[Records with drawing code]
**********

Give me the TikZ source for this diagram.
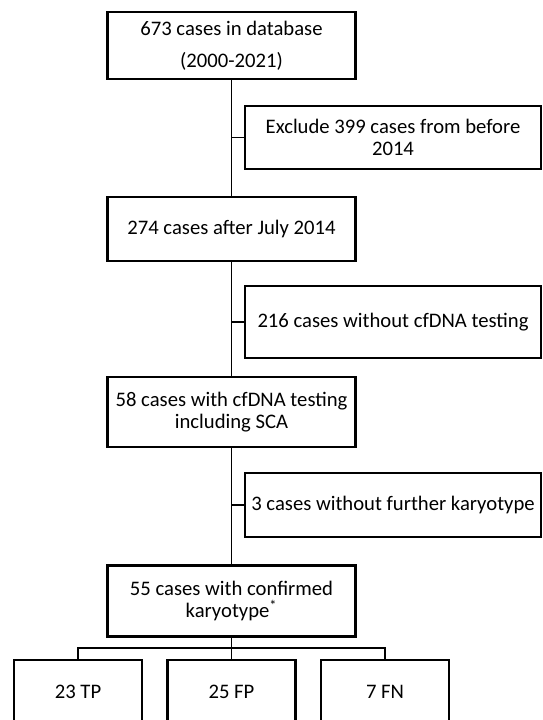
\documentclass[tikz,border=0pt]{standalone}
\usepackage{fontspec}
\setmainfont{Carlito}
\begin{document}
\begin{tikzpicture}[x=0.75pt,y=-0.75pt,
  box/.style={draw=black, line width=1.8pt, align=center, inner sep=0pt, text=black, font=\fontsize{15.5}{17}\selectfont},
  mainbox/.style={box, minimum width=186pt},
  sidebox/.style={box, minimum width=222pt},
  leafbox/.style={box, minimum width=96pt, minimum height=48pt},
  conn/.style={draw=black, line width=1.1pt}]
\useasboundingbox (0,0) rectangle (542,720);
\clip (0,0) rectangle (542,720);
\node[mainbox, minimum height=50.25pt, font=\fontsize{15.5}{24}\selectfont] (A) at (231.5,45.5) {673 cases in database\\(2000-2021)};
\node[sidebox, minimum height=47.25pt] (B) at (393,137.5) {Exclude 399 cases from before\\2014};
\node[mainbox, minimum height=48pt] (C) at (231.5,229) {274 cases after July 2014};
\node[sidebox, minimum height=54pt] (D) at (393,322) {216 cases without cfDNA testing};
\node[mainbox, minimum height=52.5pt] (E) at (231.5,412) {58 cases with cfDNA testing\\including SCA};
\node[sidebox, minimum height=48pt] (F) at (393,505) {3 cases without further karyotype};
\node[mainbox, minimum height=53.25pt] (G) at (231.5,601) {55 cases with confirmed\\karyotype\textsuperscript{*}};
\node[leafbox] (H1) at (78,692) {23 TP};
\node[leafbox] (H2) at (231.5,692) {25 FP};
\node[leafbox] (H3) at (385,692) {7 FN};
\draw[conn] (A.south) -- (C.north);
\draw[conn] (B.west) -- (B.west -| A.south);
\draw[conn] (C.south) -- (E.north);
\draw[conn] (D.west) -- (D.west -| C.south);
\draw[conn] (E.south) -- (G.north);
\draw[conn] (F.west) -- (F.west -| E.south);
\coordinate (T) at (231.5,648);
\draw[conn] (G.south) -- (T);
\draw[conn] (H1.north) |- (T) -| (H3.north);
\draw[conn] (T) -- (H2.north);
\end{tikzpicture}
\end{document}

**********

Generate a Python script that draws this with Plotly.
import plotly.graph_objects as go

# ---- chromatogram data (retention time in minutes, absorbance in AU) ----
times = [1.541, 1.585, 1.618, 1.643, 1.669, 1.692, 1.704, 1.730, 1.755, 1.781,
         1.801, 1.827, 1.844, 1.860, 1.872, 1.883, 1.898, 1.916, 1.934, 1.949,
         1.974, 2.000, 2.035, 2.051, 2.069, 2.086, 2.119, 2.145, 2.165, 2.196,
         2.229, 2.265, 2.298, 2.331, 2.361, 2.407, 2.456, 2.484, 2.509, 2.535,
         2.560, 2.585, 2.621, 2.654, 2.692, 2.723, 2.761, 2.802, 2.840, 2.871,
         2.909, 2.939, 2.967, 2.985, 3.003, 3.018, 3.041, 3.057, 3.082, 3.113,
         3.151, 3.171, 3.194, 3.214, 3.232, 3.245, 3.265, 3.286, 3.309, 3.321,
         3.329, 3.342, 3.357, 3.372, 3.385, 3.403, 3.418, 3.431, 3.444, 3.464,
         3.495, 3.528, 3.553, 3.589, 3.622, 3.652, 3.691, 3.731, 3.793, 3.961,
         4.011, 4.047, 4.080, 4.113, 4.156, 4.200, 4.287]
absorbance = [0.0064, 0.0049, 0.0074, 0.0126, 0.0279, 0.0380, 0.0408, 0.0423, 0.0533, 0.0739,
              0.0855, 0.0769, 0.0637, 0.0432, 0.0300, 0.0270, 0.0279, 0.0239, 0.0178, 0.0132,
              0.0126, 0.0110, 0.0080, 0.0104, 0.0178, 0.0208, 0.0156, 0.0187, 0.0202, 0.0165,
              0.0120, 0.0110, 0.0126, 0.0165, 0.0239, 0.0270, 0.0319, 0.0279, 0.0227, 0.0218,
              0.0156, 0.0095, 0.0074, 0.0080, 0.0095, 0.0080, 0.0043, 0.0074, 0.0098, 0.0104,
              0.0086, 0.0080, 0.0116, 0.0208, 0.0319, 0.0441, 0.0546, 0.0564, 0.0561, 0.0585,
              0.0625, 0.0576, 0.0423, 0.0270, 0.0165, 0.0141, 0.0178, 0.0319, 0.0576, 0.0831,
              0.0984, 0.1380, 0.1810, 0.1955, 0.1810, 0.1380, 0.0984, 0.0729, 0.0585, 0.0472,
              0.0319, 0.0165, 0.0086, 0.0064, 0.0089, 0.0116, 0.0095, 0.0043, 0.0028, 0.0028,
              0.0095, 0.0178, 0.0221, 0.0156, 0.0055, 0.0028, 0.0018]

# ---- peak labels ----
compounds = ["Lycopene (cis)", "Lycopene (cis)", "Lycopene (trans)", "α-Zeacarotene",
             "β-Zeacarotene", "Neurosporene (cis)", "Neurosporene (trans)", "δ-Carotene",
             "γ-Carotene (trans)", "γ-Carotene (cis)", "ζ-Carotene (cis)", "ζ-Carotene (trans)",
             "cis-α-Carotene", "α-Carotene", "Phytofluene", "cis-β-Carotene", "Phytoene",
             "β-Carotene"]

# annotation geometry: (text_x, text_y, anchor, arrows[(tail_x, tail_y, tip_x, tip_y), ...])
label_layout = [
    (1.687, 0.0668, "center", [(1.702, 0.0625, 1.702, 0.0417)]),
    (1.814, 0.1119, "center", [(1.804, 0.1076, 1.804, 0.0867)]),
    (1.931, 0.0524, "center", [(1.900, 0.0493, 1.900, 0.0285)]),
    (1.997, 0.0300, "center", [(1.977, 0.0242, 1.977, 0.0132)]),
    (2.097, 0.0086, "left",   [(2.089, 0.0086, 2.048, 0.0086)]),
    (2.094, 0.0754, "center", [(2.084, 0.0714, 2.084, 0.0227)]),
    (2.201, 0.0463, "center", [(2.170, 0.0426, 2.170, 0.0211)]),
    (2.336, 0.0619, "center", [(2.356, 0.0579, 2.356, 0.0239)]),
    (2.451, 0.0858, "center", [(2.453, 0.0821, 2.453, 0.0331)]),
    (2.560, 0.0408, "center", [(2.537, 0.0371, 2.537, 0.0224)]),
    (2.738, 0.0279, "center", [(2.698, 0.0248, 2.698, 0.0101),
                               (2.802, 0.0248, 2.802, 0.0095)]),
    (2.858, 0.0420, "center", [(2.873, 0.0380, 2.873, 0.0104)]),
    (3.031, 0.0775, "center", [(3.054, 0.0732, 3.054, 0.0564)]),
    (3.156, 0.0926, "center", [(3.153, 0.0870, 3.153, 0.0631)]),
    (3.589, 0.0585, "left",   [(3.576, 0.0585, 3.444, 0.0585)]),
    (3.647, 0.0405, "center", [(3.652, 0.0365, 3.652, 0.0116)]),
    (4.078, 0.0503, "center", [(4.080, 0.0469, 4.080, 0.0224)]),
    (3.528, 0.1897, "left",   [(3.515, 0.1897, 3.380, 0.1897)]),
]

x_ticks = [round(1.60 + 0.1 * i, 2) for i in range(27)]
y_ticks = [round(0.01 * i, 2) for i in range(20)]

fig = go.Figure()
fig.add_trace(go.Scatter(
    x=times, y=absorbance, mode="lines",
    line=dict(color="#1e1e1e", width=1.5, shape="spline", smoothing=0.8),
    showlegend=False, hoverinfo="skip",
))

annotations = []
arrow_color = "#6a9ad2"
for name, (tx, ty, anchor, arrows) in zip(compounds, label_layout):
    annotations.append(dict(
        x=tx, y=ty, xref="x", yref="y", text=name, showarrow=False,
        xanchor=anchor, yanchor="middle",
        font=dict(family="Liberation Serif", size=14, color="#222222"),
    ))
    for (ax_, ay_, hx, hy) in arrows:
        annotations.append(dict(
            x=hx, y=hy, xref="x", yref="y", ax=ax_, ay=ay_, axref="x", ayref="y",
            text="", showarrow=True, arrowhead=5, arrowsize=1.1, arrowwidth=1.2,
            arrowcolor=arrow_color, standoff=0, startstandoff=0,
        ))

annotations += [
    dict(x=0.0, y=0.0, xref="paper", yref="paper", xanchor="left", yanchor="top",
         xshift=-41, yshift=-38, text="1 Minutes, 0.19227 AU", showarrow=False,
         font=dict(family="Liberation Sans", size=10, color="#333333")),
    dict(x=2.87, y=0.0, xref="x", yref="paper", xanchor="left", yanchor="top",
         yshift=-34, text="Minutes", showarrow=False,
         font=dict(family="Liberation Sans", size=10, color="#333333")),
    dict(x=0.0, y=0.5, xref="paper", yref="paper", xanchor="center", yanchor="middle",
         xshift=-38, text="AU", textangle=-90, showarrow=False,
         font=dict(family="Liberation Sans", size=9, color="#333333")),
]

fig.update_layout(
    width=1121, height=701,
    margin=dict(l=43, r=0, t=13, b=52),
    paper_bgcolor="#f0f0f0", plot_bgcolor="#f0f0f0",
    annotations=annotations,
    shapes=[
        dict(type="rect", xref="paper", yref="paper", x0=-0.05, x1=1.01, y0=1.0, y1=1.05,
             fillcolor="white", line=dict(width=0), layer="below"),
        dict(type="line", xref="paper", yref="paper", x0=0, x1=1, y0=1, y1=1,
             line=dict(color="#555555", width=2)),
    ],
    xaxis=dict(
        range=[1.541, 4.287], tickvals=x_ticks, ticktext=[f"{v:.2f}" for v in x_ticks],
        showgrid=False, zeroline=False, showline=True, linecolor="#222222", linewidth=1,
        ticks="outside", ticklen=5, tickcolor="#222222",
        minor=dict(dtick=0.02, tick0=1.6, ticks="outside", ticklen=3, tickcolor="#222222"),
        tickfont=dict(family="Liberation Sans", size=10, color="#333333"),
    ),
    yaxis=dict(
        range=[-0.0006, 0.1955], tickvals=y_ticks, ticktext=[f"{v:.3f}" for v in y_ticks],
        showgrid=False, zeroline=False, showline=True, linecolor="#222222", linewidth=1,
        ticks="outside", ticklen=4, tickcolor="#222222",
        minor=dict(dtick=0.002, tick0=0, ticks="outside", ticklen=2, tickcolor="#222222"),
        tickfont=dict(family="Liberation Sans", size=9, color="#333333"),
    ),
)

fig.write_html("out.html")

**********

In the entries above, identify each line that includes the string "this", then copy it.

■ TASK RESPONSE ■
Give me the TikZ source for this diagram.
Generate a Python script that draws this with Plotly.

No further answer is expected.